Even people like Yves Bonnet who was the director of the equivalent of the DGSI back then (French equivalent of the FBI) that’s what we are seeing is a State revenge against Abdallah. What’s actually at stake is the repression of the anti imperialism struggle as a principle. Because there’s nobody today to say that he actually did what he is accused of. Everyone explains that his trial was rigged against him.
The second thing I disagree with is to say that he is an exception. Obviously he represent the worst that can be done by justice in France. But he is not an exception. Liberal democracies and the French government are very used to blind, brutal and bloody repression against anti colonialism activists no matter where they come from.

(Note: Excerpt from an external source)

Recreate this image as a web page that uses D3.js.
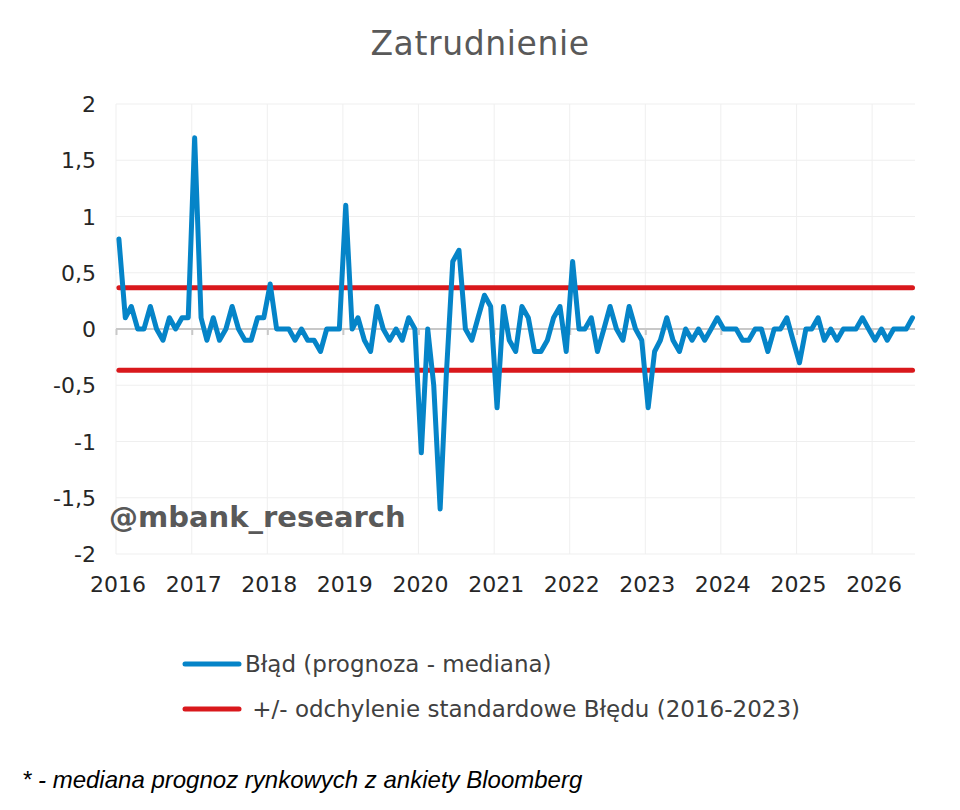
<!DOCTYPE html>
<html>
<head>
<meta charset="utf-8">
<script src="https://cdn.jsdelivr.net/npm/d3@7"></script>
<style>
    body { margin: 0; background: #fff; }
    .chartTitle { font-family: "DejaVu Sans", Verdana, sans-serif; font-size: 33px; letter-spacing: 0.6px; fill: #595959; }
    .axisLabel { font-family: "DejaVu Sans", Verdana, sans-serif; font-size: 22px; fill: #262626; }
    .legendText { font-family: "DejaVu Sans", Verdana, sans-serif; font-size: 23px; fill: #404040; }
    .watermark { font-family: "DejaVu Sans", Verdana, sans-serif; font-size: 29px; font-weight: bold; fill: #595959; }
    .footnote { font-family: "Liberation Sans", Arial, sans-serif; font-size: 24px; font-style: italic; fill: #000; }
</style>
</head>
<body>
<div id="chart"></div>
<script>
// monthly forecast error, Jan 2016 .. Jul 2026
var startYear = 2016;
var errorValues = [
    0.8, 0.1, 0.2, 0, 0, 0.2, 0, -0.1, 0.1, 0, 0.1, 0.1,          // 2016
    1.7, 0.1, -0.1, 0.1, -0.1, 0, 0.2, 0, -0.1, -0.1, 0.1, 0.1,   // 2017
    0.4, 0, 0, 0, -0.1, 0, -0.1, -0.1, -0.2, 0, 0, 0,             // 2018
    1.1, 0, 0.1, -0.1, -0.2, 0.2, 0, -0.1, 0, -0.1, 0.1, 0,       // 2019
    -1.1, 0, -0.5, -1.6, -0.4, 0.6, 0.7, 0, -0.1, 0.1, 0.3, 0.2,  // 2020
    -0.7, 0.2, -0.1, -0.2, 0.2, 0.1, -0.2, -0.2, -0.1, 0.1, 0.2, -0.2, // 2021
    0.6, 0, 0, 0.1, -0.2, 0, 0.2, 0, -0.1, 0.2, 0, -0.1,          // 2022
    -0.7, -0.2, -0.1, 0.1, -0.1, -0.2, 0, -0.1, 0, -0.1, 0, 0.1,  // 2023
    0, 0, 0, -0.1, -0.1, 0, 0, -0.2, 0, 0, 0.1, -0.1,             // 2024
    -0.3, 0, 0, 0.1, -0.1, 0, -0.1, 0, 0, 0, 0.1, 0,              // 2025
    -0.1, 0, -0.1, 0, 0, 0, 0.1                                   // 2026
];
var stdDevBand = 0.366;
var yearLabels = ["2016", "2017", "2018", "2019", "2020", "2021", "2022", "2023", "2024", "2025", "2026"];
var yTickValues = [-2, -1.5, -1, -0.5, 0, 0.5, 1, 1.5, 2];
var legendLabels = ["Błąd (prognoza - mediana)", " +/- odchylenie standardowe Błędu (2016-2023)"];
var titleText = "Zatrudnienie";
var watermarkText = "@mbank_research";
var footnoteText = "* - mediana prognoz rynkowych z ankiety Bloomberg";

/**
 * Constructor for the error chart
 */
function ErrorChart(){
    var self = this;
    self.init();
};

/**
 * Creates the svg and the scales
 */
ErrorChart.prototype.init = function(){
    var self = this;
    self.svgWidth = 960;
    self.svgHeight = 810;
    self.plot = {left: 116, right: 915, top: 104, bottom: 554};

    self.svg = d3.select("#chart").append("svg")
        .attr("width", self.svgWidth)
        .attr("height", self.svgHeight);

    // points sit mid-month, year gridlines on Jan 1
    self.points = errorValues.map(function(v, i){
        return {date: new Date(startYear, i, 15), value: v};
    });
    var last = self.points[self.points.length - 1].date;

    self.xScale = d3.scaleTime()
        .domain([new Date(startYear, 0, 1), last])
        .range([self.plot.left, 912.5]);
    self.yScale = d3.scaleLinear()
        .domain([-2, 2])
        .range([self.plot.bottom, self.plot.top]);
};

/**
 * Draws grid, axes, series, legend and texts
 */
ErrorChart.prototype.update = function(){
    var self = this;
    var x = self.xScale, y = self.yScale;
    var yearDates = yearLabels.map(function(d){ return new Date(+d, 0, 1); });

    self.svg.append("text")
        .attr("class", "chartTitle")
        .attr("x", 480)
        .attr("y", 55)
        .attr("text-anchor", "middle")
        .text(titleText);

    // horizontal gridlines
    self.svg.append("g").selectAll("line")
        .data(yTickValues)
        .enter().append("line")
        .attr("x1", self.plot.left)
        .attr("x2", self.plot.right)
        .attr("y1", function(d){ return y(d); })
        .attr("y2", function(d){ return y(d); })
        .style("stroke", "#efefef")
        .style("stroke-width", 1);

    // vertical gridlines
    self.svg.append("g").selectAll("line")
        .data(yearDates)
        .enter().append("line")
        .attr("x1", function(d){ return x(d); })
        .attr("x2", function(d){ return x(d); })
        .attr("y1", self.plot.top)
        .attr("y2", self.plot.bottom)
        .style("stroke", "#efefef")
        .style("stroke-width", 1);

    // y labels
    var yAxis = d3.axisLeft(y)
        .tickValues(yTickValues)
        .tickSize(0)
        .tickPadding(0)
        .tickFormat(function(d){ return String(d).replace(".", ","); });
    var gy = self.svg.append("g")
        .attr("transform", "translate(96,0)")
        .call(yAxis);
    gy.select(".domain").remove();
    gy.selectAll("text")
        .attr("class", "axisLabel")
        .attr("font-family", null)
        .attr("font-size", null)
        .attr("dy", "0.35em");

    // zero line with year ticks
    var xAxis = d3.axisBottom(x)
        .tickValues(yearDates)
        .tickSize(6)
        .tickFormat("");
    var gx = self.svg.append("g")
        .attr("transform", "translate(0," + y(0) + ")")
        .call(xAxis);
    gx.select(".domain")
        .attr("d", "M" + self.plot.left + ",0H" + self.plot.right)
        .style("stroke", "#c8c8c8")
        .style("stroke-width", 2);
    gx.selectAll(".tick line")
        .style("stroke", "#c8c8c8")
        .style("stroke-width", 2);

    // year labels at the bottom
    self.svg.append("g").selectAll("text")
        .data(yearLabels)
        .enter().append("text")
        .attr("class", "axisLabel")
        .attr("x", function(d){ return x(new Date(+d, 0, 1)) + 2; })
        .attr("y", 592)
        .attr("text-anchor", "middle")
        .text(function(d){ return d; });

    // std dev band
    var first = self.points[0].date, last = self.points[self.points.length - 1].date;
    self.svg.append("g").selectAll("line")
        .data([stdDevBand, -stdDevBand])
        .enter().append("line")
        .attr("x1", x(first))
        .attr("x2", x(last))
        .attr("y1", function(d){ return y(d); })
        .attr("y2", function(d){ return y(d); })
        .style("stroke", "#d9181c")
        .style("stroke-width", 5)
        .style("stroke-linecap", "round");

    // error series
    var line = d3.line()
        .x(function(d){ return x(d.date); })
        .y(function(d){ return y(d.value); });
    self.svg.append("path")
        .datum(self.points)
        .attr("d", line)
        .style("fill", "none")
        .style("stroke", "#0584c8")
        .style("stroke-width", 5)
        .style("stroke-linejoin", "round")
        .style("stroke-linecap", "round");

    self.svg.append("text")
        .attr("class", "watermark")
        .attr("x", 109)
        .attr("y", 527)
        .text(watermarkText);

    // legend
    var legend = self.svg.append("g").selectAll("g")
        .data(legendLabels)
        .enter().append("g")
        .attr("transform", function(d, i){ return "translate(0," + (664 + i * 45) + ")"; });
    legend.append("line")
        .attr("x1", 185)
        .attr("x2", 239)
        .style("stroke", function(d, i){ return i == 0 ? "#0584c8" : "#d9181c"; })
        .style("stroke-width", 5)
        .style("stroke-linecap", "round");
    legend.append("text")
        .attr("class", "legendText")
        .attr("x", 245)
        .attr("y", 8)
        .style("white-space", "pre")
        .text(function(d){ return d; });

    self.svg.append("text")
        .attr("class", "footnote")
        .attr("x", 22)
        .attr("y", 788)
        .text(footnoteText);
};

var chart = new ErrorChart();
chart.update();
</script>
</body>
</html>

We’re talking about a country that was capable of using torture in Algeria. I mean all the politicians gathered to pay tribute to Jean Marie Le Pen. But we’re talking about a country where there was generals Bigeard, Massu and all who would the feet of Algerians in basins filled with concrete before throwing them from planes into the Mediterranean Sea. A country who did the same thing in Vietnam and inspired the Argentinian dictatorship where 30000 people disappeared. So Georges Abdallah’s case is not an exception. It’s the common practice of all liberal and imperialist democracies when they need to defend themselves because they consider that their interests are put at risks. We’re not talking about being against or in favor of armed rebellion here that’s not the subject. The subject is that Georges Ibrahim Abdallah’s case is interesting because it shows what is are liberal democracies. And they have nothing to do with human rights, the right to protest or the right to organize because when they feel threatened especially when it’s a matter of liberation against colonialism, liberal democracies is violently out of control and that’s what happening for Georges Ibrahim Abdallah.